Nella Roma vostra si tenta di strangolare la Patria con un capestro prussiano maneggiato da quel vecchio boia labbrone le cui calcagna di fuggiasco sanno la via di Berlino. In Roma si compie l’assassinio. E se io sono il primo a gridarlo, e se io sono il solo, di questo coraggio voi mi terrete conto domani. Ma non me ne importa. Udite. Ascoltatemi. [...]
Noi siamo sul punto d’essere venduti come una greggia infetta. Su la nostra dignità umana, su la dignità di ognuno, su la fronte di ognuno, su la mia, su la vostra, su quella dei vostri figli, su quella dei non nati, sta la minaccia d’un marchio servile. Chiamarsi Italiano sarà nome da rossore, nome da nascondere, nome da averne bruciate la labbra. Intendete? Avete inteso? Questo vuol fare di noi il mestatore di Dronero, intruglio osceno. [...]
Questo vuol fare di noi quell’altro ansimante leccatore di sudici piedi prussiani, che abita qui presso; contro il quale la lapidazione e l’arsione, subito deliberate e attuate, sarebbero assai lieve castigo. Questo vuol fare di noi la loro seguace canaglia. Questo non faranno. Voi me ne siate mallevadori, o Romani. Giuriamo, giurate che non prevarranno. [...]
Basta! Rovesciate i banchi! Spezzate le false bilance! Stanotte su noi pesa il fato romano; stanotte su noi pesa la legge romana. Accettiamo il fato, accettiamo la legge.
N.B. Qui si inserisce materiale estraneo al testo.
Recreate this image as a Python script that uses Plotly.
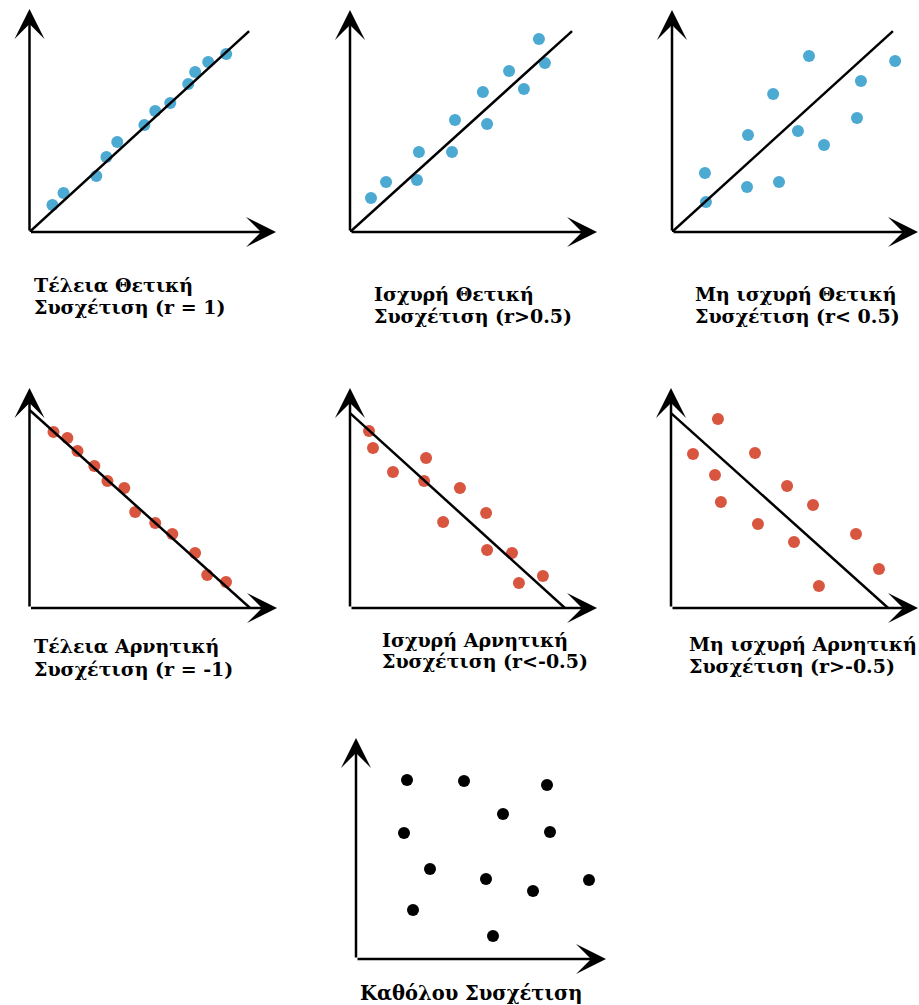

Imponiamo il fato, imponiamo la legge. Le nostre sorti non si misurano con la spanna del merciaio, ma con la spada lunga. Però col bastone e col ceffone, con la pedata e col pugno si misurano i manutengoli e i mezzani, i leccapiatti e i leccazampe dell’ex cancelliere tedesco che sopra un colle quirite fa il grosso Giove trasformandosi a volta a volta in bue tenero e in pioggia d’oro.
Codesto servidorame di bassa`mano teme i colpi, ha paura delle busse, ha spavento del castigo corporale. lo ve li raccomando. Vorrei poter dire: io ve li consegno. I più maneschi di voi saranno della città e della salute pubblica benemeritissimi. Formatevi in drappelli, formatevi in pattuglie civiche; e fate la ronda, ponetevi alla posta, per pigliarli, per catturarli.
Non una folla urlante, ma siate una milizia vigilante. Questo vi chiedo. Questo è necessario…
Da Gabriele d’Annunzio, Arringa al popolo di Roma in tumulto (13 maggio 1915), in Per la più grande Italia, Milano 1920.